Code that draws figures
-- -- --

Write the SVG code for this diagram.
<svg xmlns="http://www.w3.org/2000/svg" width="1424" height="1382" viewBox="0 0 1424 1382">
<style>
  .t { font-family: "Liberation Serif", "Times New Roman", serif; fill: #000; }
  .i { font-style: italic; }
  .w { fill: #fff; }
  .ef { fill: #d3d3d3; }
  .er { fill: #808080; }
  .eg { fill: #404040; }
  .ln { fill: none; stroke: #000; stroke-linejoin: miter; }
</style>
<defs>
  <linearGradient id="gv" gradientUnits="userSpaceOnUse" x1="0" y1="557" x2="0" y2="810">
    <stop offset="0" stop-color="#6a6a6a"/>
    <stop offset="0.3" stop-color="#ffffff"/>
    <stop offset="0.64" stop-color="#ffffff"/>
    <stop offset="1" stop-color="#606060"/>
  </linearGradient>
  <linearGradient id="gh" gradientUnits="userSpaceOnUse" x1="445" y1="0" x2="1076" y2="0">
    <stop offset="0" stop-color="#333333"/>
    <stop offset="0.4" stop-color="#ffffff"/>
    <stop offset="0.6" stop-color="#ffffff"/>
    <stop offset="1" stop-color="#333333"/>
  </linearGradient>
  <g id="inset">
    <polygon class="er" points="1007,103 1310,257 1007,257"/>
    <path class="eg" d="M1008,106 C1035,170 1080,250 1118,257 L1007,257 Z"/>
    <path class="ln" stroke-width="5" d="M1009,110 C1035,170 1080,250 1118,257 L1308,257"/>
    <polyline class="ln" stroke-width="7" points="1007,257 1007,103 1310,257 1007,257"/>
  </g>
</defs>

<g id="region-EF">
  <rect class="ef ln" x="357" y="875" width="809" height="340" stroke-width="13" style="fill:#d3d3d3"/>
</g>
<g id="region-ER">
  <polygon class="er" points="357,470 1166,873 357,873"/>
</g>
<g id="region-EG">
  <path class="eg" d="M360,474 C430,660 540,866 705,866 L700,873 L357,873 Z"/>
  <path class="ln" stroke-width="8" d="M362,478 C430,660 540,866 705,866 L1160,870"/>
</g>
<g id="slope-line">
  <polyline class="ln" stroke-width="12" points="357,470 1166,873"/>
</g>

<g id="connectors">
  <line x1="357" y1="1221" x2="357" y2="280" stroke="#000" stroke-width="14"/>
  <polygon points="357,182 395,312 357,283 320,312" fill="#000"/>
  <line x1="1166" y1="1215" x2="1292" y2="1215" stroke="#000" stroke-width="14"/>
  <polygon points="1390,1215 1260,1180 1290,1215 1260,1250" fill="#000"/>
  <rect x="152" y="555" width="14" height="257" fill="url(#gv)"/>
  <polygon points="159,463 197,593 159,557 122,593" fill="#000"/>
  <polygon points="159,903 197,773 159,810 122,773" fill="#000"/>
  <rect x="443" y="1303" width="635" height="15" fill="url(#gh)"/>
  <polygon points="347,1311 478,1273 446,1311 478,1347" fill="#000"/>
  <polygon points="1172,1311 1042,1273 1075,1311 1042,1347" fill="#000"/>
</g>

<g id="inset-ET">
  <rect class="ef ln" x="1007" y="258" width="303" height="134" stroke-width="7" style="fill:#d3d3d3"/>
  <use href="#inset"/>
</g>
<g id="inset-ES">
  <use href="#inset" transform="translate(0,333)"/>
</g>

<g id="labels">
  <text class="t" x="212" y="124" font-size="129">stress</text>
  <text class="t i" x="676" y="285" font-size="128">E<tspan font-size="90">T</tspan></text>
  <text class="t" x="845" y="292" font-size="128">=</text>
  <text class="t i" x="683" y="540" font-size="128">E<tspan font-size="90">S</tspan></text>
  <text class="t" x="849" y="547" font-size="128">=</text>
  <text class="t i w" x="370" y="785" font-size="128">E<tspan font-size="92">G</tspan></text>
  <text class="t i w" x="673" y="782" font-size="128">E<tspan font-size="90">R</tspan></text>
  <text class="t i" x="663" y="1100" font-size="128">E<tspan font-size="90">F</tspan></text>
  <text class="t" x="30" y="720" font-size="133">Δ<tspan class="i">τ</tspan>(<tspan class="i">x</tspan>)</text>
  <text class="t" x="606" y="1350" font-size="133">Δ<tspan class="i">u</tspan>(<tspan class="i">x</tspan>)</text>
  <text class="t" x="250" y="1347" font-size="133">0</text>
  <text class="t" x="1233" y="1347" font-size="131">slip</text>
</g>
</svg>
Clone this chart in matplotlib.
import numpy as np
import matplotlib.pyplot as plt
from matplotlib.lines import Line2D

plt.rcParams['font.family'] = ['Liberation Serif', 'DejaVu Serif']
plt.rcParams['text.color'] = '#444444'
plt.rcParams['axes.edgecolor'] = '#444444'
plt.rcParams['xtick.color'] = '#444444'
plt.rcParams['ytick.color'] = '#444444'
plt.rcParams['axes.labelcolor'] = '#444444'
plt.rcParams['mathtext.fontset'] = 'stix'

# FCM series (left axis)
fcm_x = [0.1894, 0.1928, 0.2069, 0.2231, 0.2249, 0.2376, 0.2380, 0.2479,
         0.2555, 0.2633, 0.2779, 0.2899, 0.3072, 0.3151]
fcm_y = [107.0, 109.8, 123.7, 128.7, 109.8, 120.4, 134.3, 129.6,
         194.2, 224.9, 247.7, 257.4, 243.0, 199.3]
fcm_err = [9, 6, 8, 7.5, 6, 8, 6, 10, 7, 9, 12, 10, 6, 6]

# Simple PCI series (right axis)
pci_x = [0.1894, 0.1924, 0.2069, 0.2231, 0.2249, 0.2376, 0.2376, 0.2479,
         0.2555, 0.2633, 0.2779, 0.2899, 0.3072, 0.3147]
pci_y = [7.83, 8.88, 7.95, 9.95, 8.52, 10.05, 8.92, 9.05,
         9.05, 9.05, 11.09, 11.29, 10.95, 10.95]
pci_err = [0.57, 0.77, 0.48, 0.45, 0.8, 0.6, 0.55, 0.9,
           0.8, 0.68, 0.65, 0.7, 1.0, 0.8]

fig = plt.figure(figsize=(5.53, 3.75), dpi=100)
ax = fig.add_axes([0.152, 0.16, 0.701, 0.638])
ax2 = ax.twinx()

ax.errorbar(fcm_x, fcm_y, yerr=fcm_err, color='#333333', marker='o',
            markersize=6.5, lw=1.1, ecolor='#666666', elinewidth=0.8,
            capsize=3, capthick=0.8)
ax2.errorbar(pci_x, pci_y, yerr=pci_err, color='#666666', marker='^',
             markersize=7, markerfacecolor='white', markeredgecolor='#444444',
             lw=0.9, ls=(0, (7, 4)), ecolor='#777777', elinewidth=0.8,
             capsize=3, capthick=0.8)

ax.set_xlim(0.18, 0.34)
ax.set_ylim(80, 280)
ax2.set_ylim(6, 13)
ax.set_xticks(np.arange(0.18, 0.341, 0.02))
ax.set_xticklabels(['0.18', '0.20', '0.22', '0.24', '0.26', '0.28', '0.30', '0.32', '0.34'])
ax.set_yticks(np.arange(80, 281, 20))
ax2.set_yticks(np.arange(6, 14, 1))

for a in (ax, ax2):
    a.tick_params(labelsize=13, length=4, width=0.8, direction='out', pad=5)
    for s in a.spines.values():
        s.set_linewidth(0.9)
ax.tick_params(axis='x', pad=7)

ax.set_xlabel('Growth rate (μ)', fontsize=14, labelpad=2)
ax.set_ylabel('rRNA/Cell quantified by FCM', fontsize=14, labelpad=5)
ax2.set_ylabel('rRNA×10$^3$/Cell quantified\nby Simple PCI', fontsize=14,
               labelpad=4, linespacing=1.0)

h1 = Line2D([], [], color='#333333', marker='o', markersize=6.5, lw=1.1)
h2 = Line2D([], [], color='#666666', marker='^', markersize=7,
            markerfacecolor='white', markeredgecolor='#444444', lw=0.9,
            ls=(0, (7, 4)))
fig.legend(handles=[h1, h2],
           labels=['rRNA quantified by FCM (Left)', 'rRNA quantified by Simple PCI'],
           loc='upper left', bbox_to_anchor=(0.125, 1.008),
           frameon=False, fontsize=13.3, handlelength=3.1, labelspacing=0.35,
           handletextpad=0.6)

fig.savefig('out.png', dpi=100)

-- -- --

• _What is needed_
Give again, word for word, only the lines running from the line with "Clone this chart in matplotlib." through the line with "12, 10, 6, 6]"; include both of those lines.

• _Task result_
Clone this chart in matplotlib.
import numpy as np
import matplotlib.pyplot as plt
from matplotlib.lines import Line2D

plt.rcParams['font.family'] = ['Liberation Serif', 'DejaVu Serif']
plt.rcParams['text.color'] = '#444444'
plt.rcParams['axes.edgecolor'] = '#444444'
plt.rcParams['xtick.color'] = '#444444'
plt.rcParams['ytick.color'] = '#444444'
plt.rcParams['axes.labelcolor'] = '#444444'
plt.rcParams['mathtext.fontset'] = 'stix'

# FCM series (left axis)
fcm_x = [0.1894, 0.1928, 0.2069, 0.2231, 0.2249, 0.2376, 0.2380, 0.2479,
         0.2555, 0.2633, 0.2779, 0.2899, 0.3072, 0.3151]
fcm_y = [107.0, 109.8, 123.7, 128.7, 109.8, 120.4, 134.3, 129.6,
         194.2, 224.9, 247.7, 257.4, 243.0, 199.3]
fcm_err = [9, 6, 8, 7.5, 6, 8, 6, 10, 7, 9, 12, 10, 6, 6]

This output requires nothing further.